Skip any picture you find and retype all the remaining lines exactly.

[Given data]
┌──

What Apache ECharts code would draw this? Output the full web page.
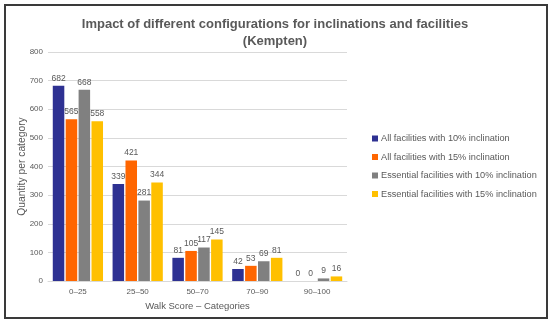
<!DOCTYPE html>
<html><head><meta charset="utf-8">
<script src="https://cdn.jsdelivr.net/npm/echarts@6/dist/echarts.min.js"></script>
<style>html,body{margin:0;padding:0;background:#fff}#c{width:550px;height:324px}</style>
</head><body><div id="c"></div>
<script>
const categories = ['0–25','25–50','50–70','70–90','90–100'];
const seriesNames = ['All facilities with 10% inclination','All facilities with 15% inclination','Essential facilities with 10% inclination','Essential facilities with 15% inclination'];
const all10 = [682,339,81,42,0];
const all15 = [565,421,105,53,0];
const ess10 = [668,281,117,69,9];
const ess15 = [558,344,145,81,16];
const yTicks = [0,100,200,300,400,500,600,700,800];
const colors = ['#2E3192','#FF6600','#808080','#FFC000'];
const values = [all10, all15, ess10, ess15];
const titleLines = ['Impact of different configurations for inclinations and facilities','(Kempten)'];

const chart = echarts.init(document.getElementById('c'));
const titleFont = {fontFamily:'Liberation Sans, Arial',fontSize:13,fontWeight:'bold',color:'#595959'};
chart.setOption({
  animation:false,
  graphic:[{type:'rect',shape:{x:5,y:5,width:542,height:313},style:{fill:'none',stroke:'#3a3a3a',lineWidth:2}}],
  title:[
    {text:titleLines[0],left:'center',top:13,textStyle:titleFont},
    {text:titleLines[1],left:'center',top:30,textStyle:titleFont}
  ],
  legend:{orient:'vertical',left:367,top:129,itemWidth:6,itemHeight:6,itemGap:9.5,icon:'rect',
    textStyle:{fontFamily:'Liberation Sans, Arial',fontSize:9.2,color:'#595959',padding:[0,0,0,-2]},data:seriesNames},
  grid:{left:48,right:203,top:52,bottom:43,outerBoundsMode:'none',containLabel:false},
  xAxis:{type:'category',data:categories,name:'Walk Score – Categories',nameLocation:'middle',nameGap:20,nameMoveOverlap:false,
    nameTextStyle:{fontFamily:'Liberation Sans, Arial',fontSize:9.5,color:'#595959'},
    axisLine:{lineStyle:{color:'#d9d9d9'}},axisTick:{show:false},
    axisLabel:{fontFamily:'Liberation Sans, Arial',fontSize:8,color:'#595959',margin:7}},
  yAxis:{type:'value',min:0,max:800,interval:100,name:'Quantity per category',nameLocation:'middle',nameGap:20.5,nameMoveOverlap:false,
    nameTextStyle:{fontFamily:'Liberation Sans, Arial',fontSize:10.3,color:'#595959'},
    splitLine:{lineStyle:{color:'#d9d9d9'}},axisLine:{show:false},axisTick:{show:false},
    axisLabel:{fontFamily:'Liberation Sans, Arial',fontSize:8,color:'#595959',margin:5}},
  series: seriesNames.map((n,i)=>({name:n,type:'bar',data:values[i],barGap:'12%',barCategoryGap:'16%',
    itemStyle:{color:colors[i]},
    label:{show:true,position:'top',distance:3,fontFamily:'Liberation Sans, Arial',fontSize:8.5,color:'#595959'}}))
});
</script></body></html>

└──

[Output for this task]
What Apache ECharts code would draw this? Output the full web page.
<!DOCTYPE html>
<html><head><meta charset="utf-8">
<script src="https://cdn.jsdelivr.net/npm/echarts@6/dist/echarts.min.js"></script>
<style>html,body{margin:0;padding:0;background:#fff}#c{width:550px;height:324px}</style>
</head><body><div id="c"></div>
<script>
const categories = ['0–25','25–50','50–70','70–90','90–100'];
const seriesNames = ['All facilities with 10% inclination','All facilities with 15% inclination','Essential facilities with 10% inclination','Essential facilities with 15% inclination'];
const all10 = [682,339,81,42,0];
const all15 = [565,421,105,53,0];
const ess10 = [668,281,117,69,9];
const ess15 = [558,344,145,81,16];
const yTicks = [0,100,200,300,400,500,600,700,800];
const colors = ['#2E3192','#FF6600','#808080','#FFC000'];
const values = [all10, all15, ess10, ess15];
const titleLines = ['Impact of different configurations for inclinations and facilities','(Kempten)'];

const chart = echarts.init(document.getElementById('c'));
const titleFont = {fontFamily:'Liberation Sans, Arial',fontSize:13,fontWeight:'bold',color:'#595959'};
chart.setOption({
  animation:false,
  graphic:[{type:'rect',shape:{x:5,y:5,width:542,height:313},style:{fill:'none',stroke:'#3a3a3a',lineWidth:2}}],
  title:[
    {text:titleLines[0],left:'center',top:13,textStyle:titleFont},
    {text:titleLines[1],left:'center',top:30,textStyle:titleFont}
  ],
  legend:{orient:'vertical',left:367,top:129,itemWidth:6,itemHeight:6,itemGap:9.5,icon:'rect',
    textStyle:{fontFamily:'Liberation Sans, Arial',fontSize:9.2,color:'#595959',padding:[0,0,0,-2]},data:seriesNames},
  grid:{left:48,right:203,top:52,bottom:43,outerBoundsMode:'none',containLabel:false},
  xAxis:{type:'category',data:categories,name:'Walk Score – Categories',nameLocation:'middle',nameGap:20,nameMoveOverlap:false,
    nameTextStyle:{fontFamily:'Liberation Sans, Arial',fontSize:9.5,color:'#595959'},
    axisLine:{lineStyle:{color:'#d9d9d9'}},axisTick:{show:false},
    axisLabel:{fontFamily:'Liberation Sans, Arial',fontSize:8,color:'#595959',margin:7}},
  yAxis:{type:'value',min:0,max:800,interval:100,name:'Quantity per category',nameLocation:'middle',nameGap:20.5,nameMoveOverlap:false,
    nameTextStyle:{fontFamily:'Liberation Sans, Arial',fontSize:10.3,color:'#595959'},
    splitLine:{lineStyle:{color:'#d9d9d9'}},axisLine:{show:false},axisTick:{show:false},
    axisLabel:{fontFamily:'Liberation Sans, Arial',fontSize:8,color:'#595959',margin:5}},
  series: seriesNames.map((n,i)=>({name:n,type:'bar',data:values[i],barGap:'12%',barCategoryGap:'16%',
    itemStyle:{color:colors[i]},
    label:{show:true,position:'top',distance:3,fontFamily:'Liberation Sans, Arial',fontSize:8.5,color:'#595959'}}))
});
</script></body></html>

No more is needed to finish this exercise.